(WHAT YOU ARE ASKED TO DO)
Pictures excluded, return the lines below from the first through the line holding "import plotly.graph_objects as go".

#####

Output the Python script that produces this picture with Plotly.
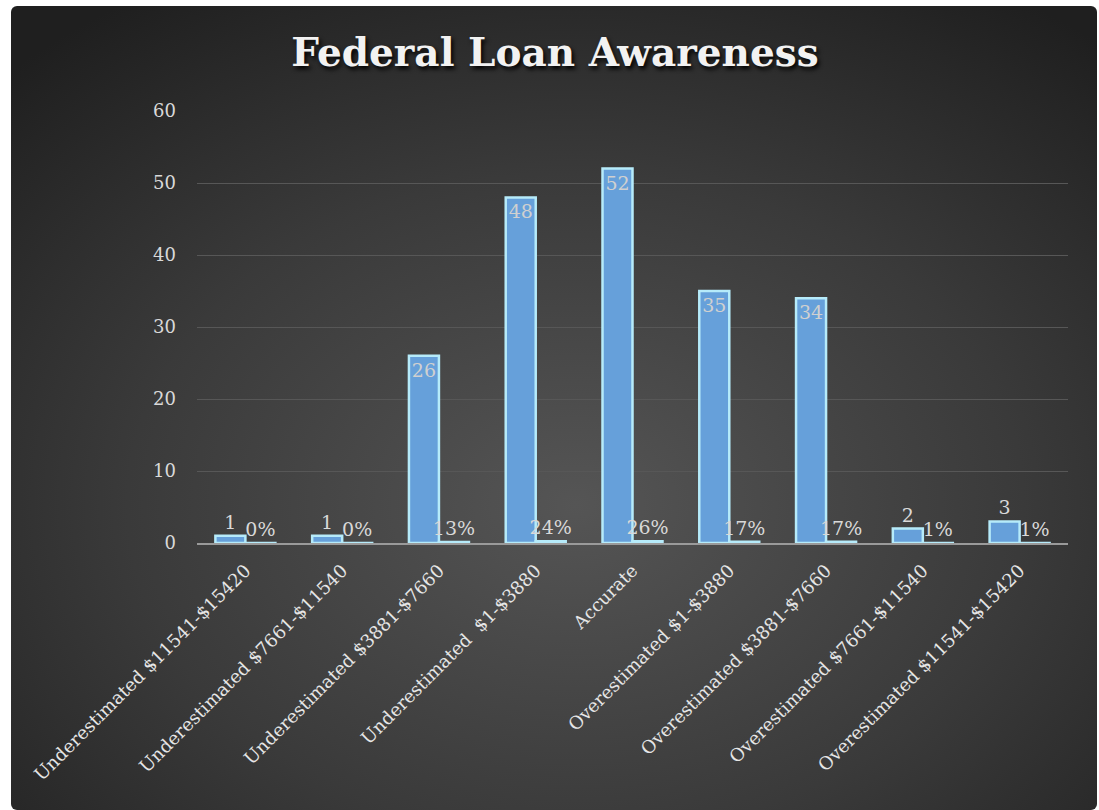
import base64
import plotly.graph_objects as go

categories = [
    "Underestimated $11541-$15420",
    "Underestimated $7661-$11540",
    "Underestimated $3881-$7660",
    "Underestimated  $1-$3880",
    "Accurate",
    "Overestimated $1-$3880",
    "Overestimated $3881-$7660",
    "Overestimated $7661-$11540",
    "Overestimated $11541-$15420",
]
counts = [1, 1, 26, 48, 52, 35, 34, 2, 3]
shares = [0.005, 0.005, 0.129, 0.238, 0.257, 0.173, 0.168, 0.010, 0.015]
share_labels = ["0%", "0%", "13%", "24%", "26%", "17%", "17%", "1%", "1%"]
title_text = "Federal Loan Awareness"

FONT = "DejaVu Serif, Liberation Serif, serif"

W, H = 1099, 810
L, R, T, B = 197, 31, 111, 267
pw, ph = W - L - R, H - T - B

svg = f'''<svg xmlns="http://www.w3.org/2000/svg" width="1086" height="804" viewBox="0 0 1086 804" preserveAspectRatio="none">
<defs><radialGradient id="g" cx="0.52" cy="0.62" r="0.75" fx="0.52" fy="0.62">
<stop offset="0" stop-color="#555555"/><stop offset="0.55" stop-color="#3a3a3a"/><stop offset="1" stop-color="#1f1f1f"/>
</radialGradient></defs>
<rect x="0" y="0" width="1086" height="804" rx="6" ry="6" fill="url(#g)"/></svg>'''
src = "data:image/svg+xml;base64," + base64.b64encode(svg.encode()).decode()

bar_marker = dict(color="#66a0da", line=dict(color="#b6ebfa", width=2.5))
count_pos = ["outside" if c < 5 else "inside" for c in counts]

fig = go.Figure()
fig.add_trace(go.Bar(
    x=categories, y=counts, marker=bar_marker,
    text=[str(c) for c in counts], textposition=count_pos, insidetextanchor="end",
    constraintext="none", cliponaxis=False, textangle=0,
    textfont=dict(family=FONT, size=19, color="#d0d0d0"),
    outsidetextfont=dict(family=FONT, size=19, color="#d9d9d9"),
    insidetextfont=dict(family=FONT, size=19, color="#d0d0d0"),
))
fig.add_trace(go.Bar(
    x=categories, y=shares, marker=bar_marker,
    text=share_labels, textposition="outside", constraintext="none", cliponaxis=False,
    textangle=0,
    textfont=dict(family=FONT, size=19, color="#d9d9d9"),
))

fig.update_layout(
    width=W, height=H,
    margin=dict(l=L, r=R, t=T, b=B),
    paper_bgcolor="white", plot_bgcolor="rgba(0,0,0,0)",
    barmode="group", bargap=0.38, bargroupgap=0,
    showlegend=False,
    title=dict(text=title_text, x=0.505, xanchor="center", y=0.935, yanchor="middle",
               font=dict(family=FONT, size=39, color="#f2f2f2", weight="bold",
                         shadow="2px 3px 4px #000000")),
    images=[dict(source=src, xref="paper", yref="paper",
                 x=(11 - L) / pw, y=(H - B - 6) / ph,
                 sizex=1086 / pw, sizey=804 / ph,
                 xanchor="left", yanchor="top", sizing="stretch", layer="below")],
)
fig.update_yaxes(range=[0, 60], dtick=10, showgrid=True, gridcolor="#575757", gridwidth=1,
                 zeroline=False, showline=False, ticks="",
                 tickfont=dict(family=FONT, size=18, color="#d9d9d9"), ticklabelstandoff=20)
fig.update_xaxes(showline=True, linecolor="#9a9a9a", linewidth=2, ticks="",
                 tickangle=-45, tickfont=dict(family=FONT, size=18, color="#e6e6e6"),
                 ticklabelstandoff=8)

fig.write_html("out.html")
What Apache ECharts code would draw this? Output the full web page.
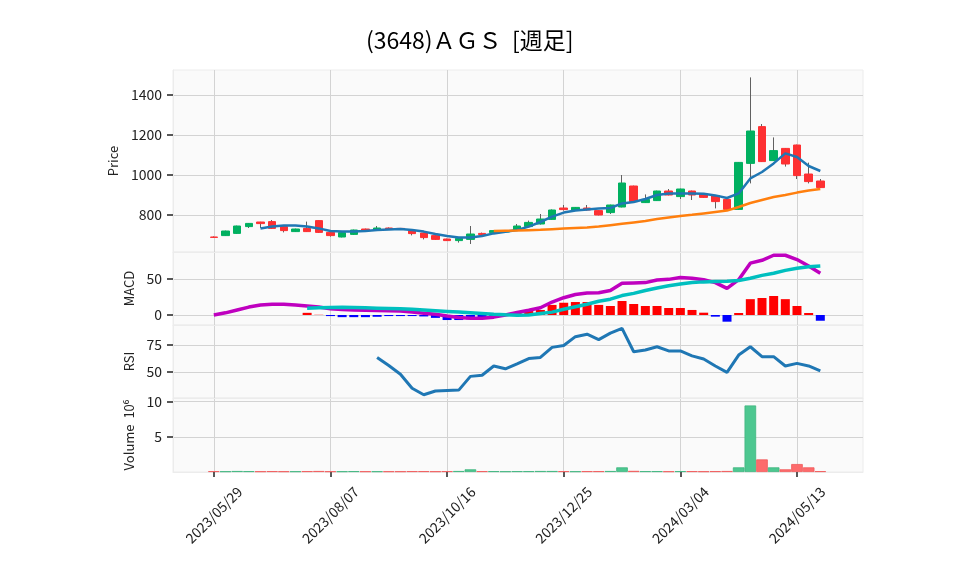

#####

(COMPLETE ANSWER)
Output the Python script that produces this picture with Plotly.
import base64
import plotly.graph_objects as go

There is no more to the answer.